I’m American, so it’s not surprising that my personal experience watching football (the kind with the round ball, not the lemon-shaped one) has been pretty limited. I had some childhood friends who were into it, including one of UK origin who kicked everyone’s ass whenever we had a soccer day in gym class, but it mostly stayed off my radar. This is of course not the case for the rest of the world, where soccer-football is pretty uniformly huge, and Lyon has a particularly strong and popular football team called Olympique Lyonnais. Feeling it my duty as a city resident to attend at least one game, I recruited a friend and we set off one night to Stade de Gerland in southern Lyon.

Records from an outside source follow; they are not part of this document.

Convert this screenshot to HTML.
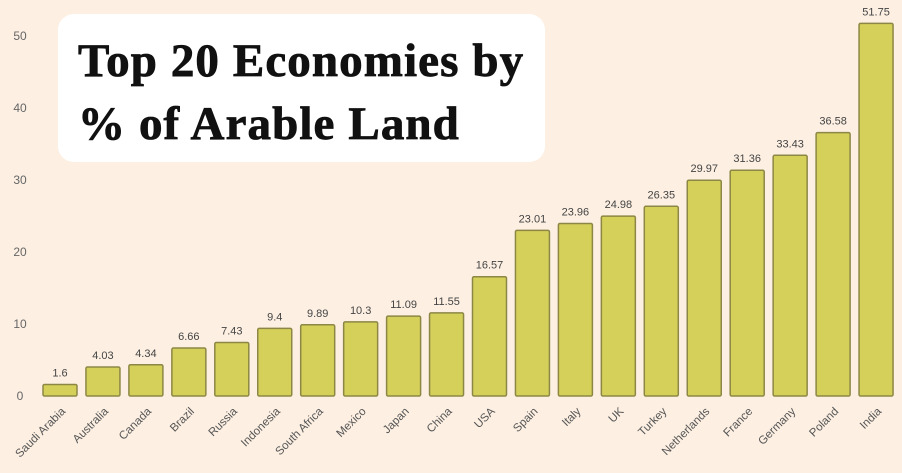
<!DOCTYPE html>
<html><head><meta charset="utf-8"><style>
html,body{margin:0;padding:0;background:#fdf0e3;}
svg{display:block;font-family:"Liberation Sans",sans-serif;}
</style></head><body>
<svg id="chart" width="902" height="473" viewBox="0 0 902 473">
<rect x="0" y="0" width="902" height="473" fill="#fdf0e3"/>
<g id="yaxis"></g>
<g id="bars"></g>
<g>
<rect x="58" y="14" width="487" height="148" rx="16" fill="#ffffff"/>
<text font-family="'Liberation Serif',serif" font-weight="bold" font-size="47" fill="#111" letter-spacing="1.1" stroke="#111" stroke-width="0.8">
<tspan x="78" y="76">Top 20 Economies by</tspan>
<tspan x="78" y="139">% of Arable Land</tspan>
</text>
</g>
</svg>
<script>
const categories=["Saudi Arabia","Australia","Canada","Brazil","Russia","Indonesia","South Africa","Mexico","Japan","China","USA","Spain","Italy","UK","Turkey","Netherlands","France","Germany","Poland","India"];
const values=[1.6,4.03,4.34,6.66,7.43,9.4,9.89,10.3,11.09,11.55,16.57,23.01,23.96,24.98,26.35,29.97,31.36,33.43,36.58,51.75];
const valueLabels=["1.6","4.03","4.34","6.66","7.43","9.4","9.89","10.3","11.09","11.55","16.57","23.01","23.96","24.98","26.35","29.97","31.36","33.43","36.58","51.75"];
const yTicks=[0,10,20,30,40,50];
const NS="http://www.w3.org/2000/svg";
const y0=396, pxPerUnit=7.2;
function yScale(v){return y0-v*pxPerUnit;}
const x0=60, step=42.95, bw=34;
function xScale(i){return x0+i*step;}
const ya=document.getElementById('yaxis'), bars=document.getElementById('bars');
yTicks.forEach(t=>{
  const tx=document.createElementNS(NS,'text');
  
  
  tx.setAttribute('x',20);tx.setAttribute('y',yScale(t)+4);
  tx.setAttribute('text-anchor','middle');tx.setAttribute('font-size','12');tx.setAttribute('fill','#666');
  tx.textContent=t;ya.appendChild(tx);
});
categories.forEach((c,i)=>{
  const cx=xScale(i), v=values[i], top=yScale(v);
  const r=document.createElementNS(NS,'rect');
  
  
  r.setAttribute('x',cx-bw/2);r.setAttribute('y',top);r.setAttribute('width',bw);r.setAttribute('height',y0-top);
  r.setAttribute('rx','1.5');r.setAttribute('fill','#d5d05a');r.setAttribute('stroke','#8c8744');r.setAttribute('stroke-width','1.5');
  bars.appendChild(r);
  const vl=document.createElementNS(NS,'text');
  
  
  vl.setAttribute('x',cx);vl.setAttribute('y',top-8);vl.setAttribute('text-anchor','middle');
  vl.setAttribute('font-size','11');vl.setAttribute('fill','#444');
  vl.textContent=valueLabels[i];bars.appendChild(vl);
  const cl=document.createElementNS(NS,'text');
  
  
  cl.setAttribute('transform','translate('+(cx+6)+','+(y0+16)+') rotate(-45)');
  cl.setAttribute('text-anchor','end');cl.setAttribute('font-size','11.5');cl.setAttribute('fill','#555');
  cl.textContent=c;bars.appendChild(cl);
});
</script>
</body></html>
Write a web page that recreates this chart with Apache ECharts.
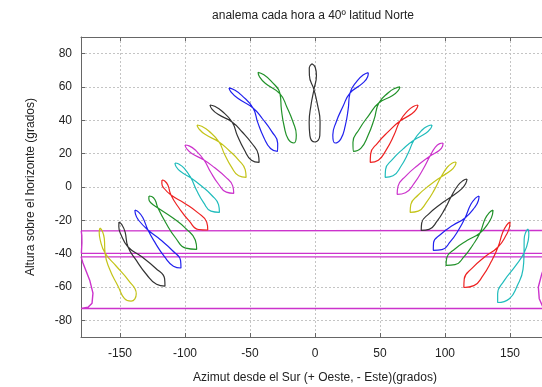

We could not have been sorer thumbs. First of all, we almost immediately had to lower our voices, because apparently drunk football fans like to mock anglophones. Second of all, we were two of what looked to be about ten total women in the stadium. And thirdly, everyone in the crowd (predominantly teenage boys) of course knew all of the chants and cheers. We, of course, did not. Having selected seats in the notoriously rowdy section of the stadium to get the full experience, we did our pathetic best to play along, standing on our chairs and clapping and screaming with the rest of them. The majority of the chants and songs were creative masterpieces (sarcasm)– various configurations of “OL!” and “allez!” set to popular tunes, including, bizarrely, what sounded like the Popeye theme song. We were mostly confused; it was fun but exhausting. There was one disconcerting moment of the night, however:
A number of spectators held their arms up at an angle that to me looked pretty reminiscent of the Nazi salute. In the background of the photo, the fan leader, or whatever you’d call an obnoxious guy-I’d-like-to-punch who leads the chants and keeps people stirred up, can be seen with both arms down; the gesture seemed to come completely out of the blue. My friend and I looked at each other– “is that what it looks like?” I still have no explanation for this, but hope it was either young men’s ignorance or my own misunderstanding and oversensitivity.
It’s hard to believe those kids were ignorant, though, because World War II is still very present in France. In my conversations with French and British people, the role of the U.S. in both World Wars comes up with surprising frequency, and at my university there’s an entire hallway of cabinets that can only be opened using passwords corresponding to important years of the war. It’s a barely-healed wound, and I doubt that any French teenager would be unfamiliar with the weight of it. Maybe the kids I saw at the soccer game were making some other gesture I’m too football-stupid to recognize, like “kick the ball really hard into the goal!” or “we’re in so much suspense to see how this penalty kick turns out!” I can’t imagine they were being ironic, or actually intending to echo “Heil Hitler.”
An internet search at home called up a wider trend of incidents with this and similar gestures, which reassured me I’d not been crazy to give it a double-take. Past perpetrators claimed it had nothing to do with anti-Semitism or racism, which I frankly have to call bullshit on. I don’t know what I saw at the OL game, whether it was an ignorant distortion of or coincidentally similar to a well-known symbol of historic hatred and state-sanctioned genocide, or something newly hateful in and of itself. But it made the bottom drop out of my stomach.
Any and all further explanations welcome.